Publicações - 17/06/2025
Publicações - 17/06/2025
O Projeto de Lei nº 2925/2023, atualmente em regime de urgência na Câmara dos Deputados, propõe uma ampla reforma na legislação que regula o mercado de capitais brasileiro, com impactos significativos sobre a responsabilidade civil dos agentes de mercado. Entre os principais pontos debatidos, destacam-se a introdução de instrumentos processuais para a defesa de investidores, a possibilidade de ações coletivas específicas — as chamadas “class actions à brasileira” — e a modificação das regras sobre a responsabilização de administradores e companhias emissoras.
O Artigo 27-G da proposta de lei se tornou um dos eixos centrais do debate, por estabelecer um novo regime de responsabilidade civil dos administradores e controladores, ao mesmo tempo em que gera incertezas sobre o papel da própria companhia emissora. Segundo o texto, os administradores passam a ser civilmente responsáveis por infrações cometidas pelos emissores, enquanto a eventual responsabilização direta da companhia emissora permanece indefinida.
Para especialistas que participaram do evento “Reforma da Lei de Mercado de Capitais: alterações propostas pelo PL 2925/2023” — realizado no dia 27 de maio, em São Paulo, pelo Instituto dos Advogados de São Paulo (IASP) e pelo MKR Advogados — a proposta tende a reforçar a responsabilização individual dos administradores, mas deixa lacunas importantes sobre o dever informacional e a responsabilidade da própria companhia perante o mercado.
O professor Calixto Salomão Filho destacou que retirar a responsabilidade da companhia não encontra respaldo na tradição jurídica brasileira, onde a empresa responde pelo risco do negócio e deve assumir a responsabilidade por informações que presta ao mercado. “Não há razão para que, no mercado de capitais, caminhemos em direção contrária”, afirmou.
Na mesma linha, a professora Mariana Pargendler ressaltou a ambiguidade do texto legal, que, embora vise aproximar o Brasil de padrões internacionais, pode gerar insegurança jurídica ao não esclarecer de forma objetiva se a companhia emissora responderá diretamente perante investidores.
Por outro lado, representantes do Ministério da Fazenda, como Gabriel Saad Kik Buschinelli, indicaram que a proposta busca justamente criar maior segurança jurídica para investidores ao detalhar instrumentos processuais e reforçar a responsabilidade dos administradores. O argumento é de que, hoje, quem pretende responsabilizar agentes de mercado enfrenta barreiras processuais significativas e elevado risco de insucesso.
Outro ponto sensível é a possível redução do escopo de responsabilidade das companhias, deslocando quase integralmente o ônus para administradores e controladores.
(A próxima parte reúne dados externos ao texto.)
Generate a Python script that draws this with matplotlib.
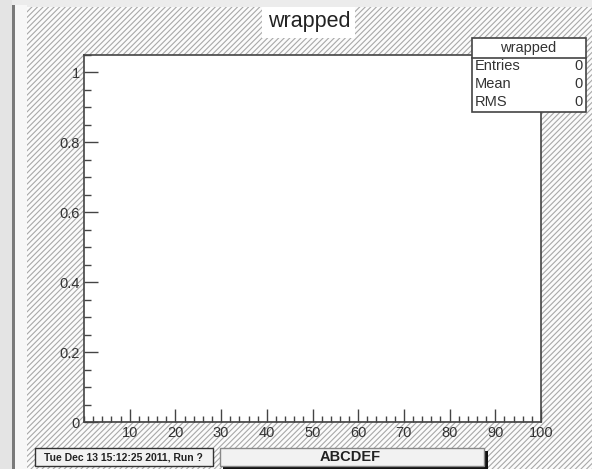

Como destacou o advogado Felipe Ronco, do MKR Advogados, “há uma forte tentativa de afastamento da responsabilização da companhia, concentrando-a nos administradores, o que pode gerar efeitos indesejados sobre a governança e o funcionamento do mercado”.
A ausência de definição clara sobre o dever de indenizar da companhia emissora é, para vários especialistas, um dos aspectos mais críticos do PL 2925/2023, pois pode elevar a assimetria informacional entre emissores e investidores e aumentar a incerteza jurídica para os agentes econômicos.
Em um mercado de capitais caracterizado pela elevada concentração acionária, como o brasileiro, a reforma proposta pelo PL 2925/2023 levanta questões estruturais sobre o equilíbrio entre proteção ao investidor, segurança jurídica e eficiência na supervisão do mercado.
As discussões seguem intensas, enquanto o projeto permanece na pauta de votação da Câmara, podendo ser apreciado a qualquer momento.